L’ami de vacances d’Antoine Du Jeu
Qui se cache derrière ce titre Rohmérien ? Un jeune homme qui ne croit certainement pas aux chansons d’été et à la malédiction de ses flirts éphémères. Aurélien débarque à Paris chargé de lourdes valises dans l’espoir de retrouver son amour de vacances. Mais Fanny, elle, connaît bien la chanson. A Paris, sa vie est déjà pleine (un copain, des études) mais elle accepte que l’éconduit s’installe dans sa coloc pour un temps indéterminé. C’est dans un territoire de cinéma aux contours bien distincts (Rohmer, Hong Sang Soo et surtout Guillaume Brac) que s’inscrit L’ami de vacances d’Antoine du Jeu, ancien critique aux Cahiers du Cinéma, un paysage peuplé d’anti-héros à la tendre maladresse – celle qui habite le corps de Quentin Dolmaire, formidable – et parcouru par les remous sentimentaux de jeunes gens modernes. A l’intérieur de cette famille cinéphile, le film a sa propre voix. Comédie délicatement loufoque, dont l’ingéniosité comique réside dans les détails planqués et les gestes infimes, L’ami de vacances est d’un charme et d’une drôlerie irrésistibles. Portrait cocasse d’une jeunesse d’aujourd’hui et de ses petites galères, le film, sous l’apparente gaieté de son atmosphère joueuse, aménage aussi des instants figés par une mélancolie foudroyante. Sa conclusion en est l’un des signes les plus émouvants, un nouvel horizon s’ouvre – peut-être le début d’un nouvel été ?
Panorama #10, jusqu’au jeudi 25 juin.
Sapphire Crystal de Virgil Vernier
Après le brûlant Sophia Antipolis, Virgil Vernier, grand habitué du festival de Pantin (il y était présent pour la première fois en 2009 avec Thermidor) est de retour au format court. Présenté au festival de Locarno en août dernier, Sapphire Crystal constitue la nouvelle pierre, étincelante, d’une filmographie habitée par un regard anthropologique sur notre contemporain, ses formes de représentation les plus actives et les plus ostentatoires. Si les personnages de Virgil Vernier balancent leur bagout d’aujourd’hui tout droit sorti d’une téléréalité, ils sont aussi, sous l’œil de sa caméra, des figures ancestrales, les reines et les rois d’un royaume perdu. Dans ce nouvel opus, ils sont riches, Genevois et sont les représentants d’une jeunesse dorée dopée à la coke et au champagne. Ce qui frappe à nouveau dans ce nouvel essai, c’est l’acuité stupéfiante avec laquelle Vernier brouille les repères figés de la fiction et du documentaire pour s’approcher d’une sorte de vérité immédiate et jamais condescendante sur ces modèles et êtres de fascination, traces vivantes d’un temps présent.
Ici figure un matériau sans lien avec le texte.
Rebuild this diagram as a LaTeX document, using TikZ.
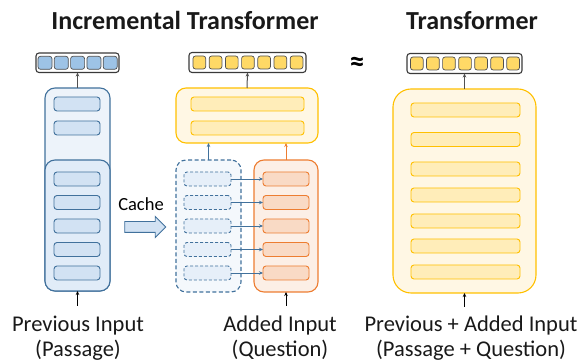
\documentclass[tikz,border=0pt]{standalone}
\usepackage{fontspec}
\setmainfont{Carlito}
\usetikzlibrary{arrows.meta,shapes.arrows}
\definecolor{bstroke}{HTML}{41719C}
\definecolor{bfillA}{HTML}{EDF3FA}
\definecolor{bfillB}{HTML}{E1ECF8}
\definecolor{bbar}{HTML}{D2E2F3}
\definecolor{bcell}{HTML}{9DC3E6}
\definecolor{dfill}{HTML}{F4F8FC}
\definecolor{dbar}{HTML}{E6EFF9}
\definecolor{ystroke}{HTML}{FFC000}
\definecolor{yfill}{HTML}{FFF7E4}
\definecolor{ybar}{HTML}{FFEDB9}
\definecolor{ycell}{HTML}{FFD966}
\definecolor{ostroke}{HTML}{ED7D31}
\definecolor{ofill}{HTML}{FCEFE6}
\definecolor{obar}{HTML}{F9DAC5}
\definecolor{vstroke}{HTML}{3A3A3A}
\definecolor{gline}{HTML}{505050}
\begin{document}
\begin{tikzpicture}[x=1pt,y=-1pt,
  every node/.style={inner sep=0pt, outer sep=0pt},
  rbox/.style={draw, anchor=north west, line width=1.1pt},
  vecbox/.style={draw=vstroke, fill=white, rounded corners=3pt, line width=1.1pt, anchor=north west},
  cellA/.style={draw=gline, line width=0.7pt, rounded corners=2.5pt, anchor=north west, minimum width=14pt, minimum height=13pt},
  cellB/.style={draw=gline, line width=0.7pt, rounded corners=2.5pt, anchor=north west, minimum width=12.7pt, minimum height=13pt},
  bluebar/.style={rbox, draw=bstroke, fill=bbar, rounded corners=3pt, line width=0.9pt, minimum height=14pt},
  dashbar/.style={rbox, draw=bstroke, fill=dbar, rounded corners=3pt, line width=0.9pt, dashed, dash pattern=on 3pt off 2pt, minimum height=14pt},
  yelbar/.style={rbox, draw=ystroke, fill=ybar, rounded corners=3pt, line width=0.9pt, minimum height=14pt},
  orbar/.style={rbox, draw=ostroke, fill=obar, rounded corners=3pt, line width=0.9pt, minimum height=14pt},
  darr/.style={draw=gline, line width=1pt, -{Stealth[length=4pt,width=3.5pt]}},
  karr/.style={draw=black, line width=0.8pt, -{Stealth[length=4pt,width=3.5pt]}},
  barr/.style={draw=bstroke, line width=0.9pt, -{Stealth[length=4pt,width=3.5pt]}},
  oarr/.style={draw=ostroke, line width=0.9pt, -{Stealth[length=4pt,width=3.5pt]}},
  title/.style={font=\bfseries\fontsize{26}{30}\selectfont, anchor=base, text=black!90},
  lab/.style={font=\fontsize{22.5}{26}\selectfont, anchor=base, text=black!90}
]
\useasboundingbox (0,0) rectangle (582,363);

% titles
\node[title] (t1) at (185,30) {Incremental Transformer};
\node[title] (t2) at (472,30) {Transformer};
\node[font=\bfseries\fontsize{30}{34}\selectfont] (approx) at (357,64) {≈};

% ---------------- left column
\node[vecbox, minimum width=83pt, minimum height=19.5pt] (lvec) at (36,53) {};
\foreach \i in {0,...,4} \node[cellA, fill=bcell] (lc\i) at ({38+16.3*\i},56.3) {};
\node[rbox, draw=bstroke, fill=bfillA, rounded corners=10pt, minimum width=65pt, minimum height=203pt] (lup) at (45,88) {};
\node[rbox, draw=bstroke, fill=bfillB, rounded corners=10pt, minimum width=65pt, minimum height=131pt] (llow) at (45,160) {};
\node[bluebar, minimum width=46pt] (lu1) at (54,97) {};
\node[bluebar, minimum width=46pt] (lu2) at (54,121) {};
\foreach \y [count=\k] in {172,195.5,219,242.5,266}
  \node[bluebar, minimum width=46pt] (lb\k) at (54,\y) {};
\draw[darr] (lup.north) -- (lvec.south);
\coordinate (lin) at (77.5,306);
\draw[karr] (lin) -- (llow.south);
\node[lab] (l1a) at (78,332) {Previous Input};
\node[lab] (l1b) at (78,357) {(Passage)};

% cache arrow
\node[font=\fontsize{18.5}{22}\selectfont, anchor=base] (cache) at (141,211) {Cache};
\node[single arrow, draw=bstroke, fill=bbar, line width=0.9pt, minimum height=41pt,
      inner ysep=5pt, single arrow head extend=5pt, single arrow tip angle=90] (carr) at (142.5,227) {};

% ---------------- middle column
\node[vecbox, minimum width=117pt, minimum height=20pt] (mvec) at (189,52.5) {};
\foreach \i in {0,...,6} \node[cellB, fill=ycell] (mc\i) at ({193+16.2*\i},56) {};
\node[rbox, draw=ystroke, fill=yfill, rounded corners=10pt, minimum width=142pt, minimum height=55pt] (mup) at (176,88) {};
\node[yelbar, minimum width=113pt] (mu1) at (191,97) {};
\node[yelbar, minimum width=113pt] (mu2) at (191,121) {};
\draw[darr] (mup.north) -- (mvec.south);

\node[rbox, draw=bstroke, fill=dfill, rounded corners=10pt, dashed, dash pattern=on 4pt off 2.5pt, minimum width=65pt, minimum height=132pt] (dbox) at (176,160) {};
\node[rbox, draw=ostroke, fill=ofill, rounded corners=10pt, minimum width=64pt, minimum height=132pt] (obox) at (254,160) {};
\foreach \y [count=\k] in {172,195.5,219,242.5,266} {
  \node[dashbar, minimum width=47pt] (db\k) at (184,\y) {};
  \node[orbar, minimum width=46pt] (ob\k) at (263,\y) {};
  \draw[barr] (db\k.east) -- (ob\k.west);
}
\draw[barr] (dbox.north) -- (dbox.north |- mup.south);
\draw[oarr] (obox.north) -- (obox.north |- mup.south);
\coordinate (oin) at (286,306);
\draw[karr] (oin) -- (obox.south);
\node[lab] (l2a) at (280,332) {Added Input};
\node[lab] (l2b) at (280,357) {(Question)};

% ---------------- right column
\node[vecbox, minimum width=115pt, minimum height=20pt] (rvec) at (407,53.5) {};
\foreach \i in {0,...,6} \node[cellB, fill=ycell] (rc\i) at ({410.5+16.05*\i},57) {};
\node[rbox, draw=ystroke, fill=yfill, rounded corners=18pt, minimum width=143pt, minimum height=204pt] (rbig) at (393,89) {};
\foreach \y [count=\k] in {103,132.5,162,188,214,239,265}
  \node[yelbar, minimum width=109pt] (rb\k) at (411,\y) {};
\draw[darr] (rbig.north) -- (rvec.south);
\coordinate (rin) at (464.5,307);
\draw[karr] (rin) -- (rbig.south);
\node[lab] (l3a) at (471,332) {Previous + Added Input};
\node[lab] (l3b) at (471,357) {(Passage + Question)};
\end{tikzpicture}
\end{document}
Fiction #7, jusqu’au jeudi 25 juin.
Mais aussi…
Autre réjouissante découverte de cette édition, le nouveau film de Louise Condemi, qui après une Tasse de chlore confirme avec Romance, abscisse et ordonnée son talent certain pour le teen-movie et l’élaboration complexe de personnages féminins confrontés à leur désir. Expérimentateur de génie, Bertrand Mandico est aussi de la partie cette année avec Extazus, une plongée toujours plus onirique et envoûtante dans le cerveau d’un vieil écrivain à l’imaginaire foisonnant et schizophrène puisque peuplé de guerrières sublimes prêtes à s’émanciper des griffes de leur créateur. En complément : Mandico et le TOpsychoPor, un court portrait du réalisateur des Garçons Sauvages signé Antonin Peretjatko.
Autres réjouissances de cette sélection, déjà repérés dans d’autres festivals cette année : le fascinant Clean with me (after dark) de Gabrielle Stemmer, construit comme un patchwork de vidéos montrant des femmes en train de faire le ménage, le revenge movie Massacre de Maïté Sonnet ou encore les souvenirs d’une amitié fanée à bord du Bus 96 de Louis Séguin.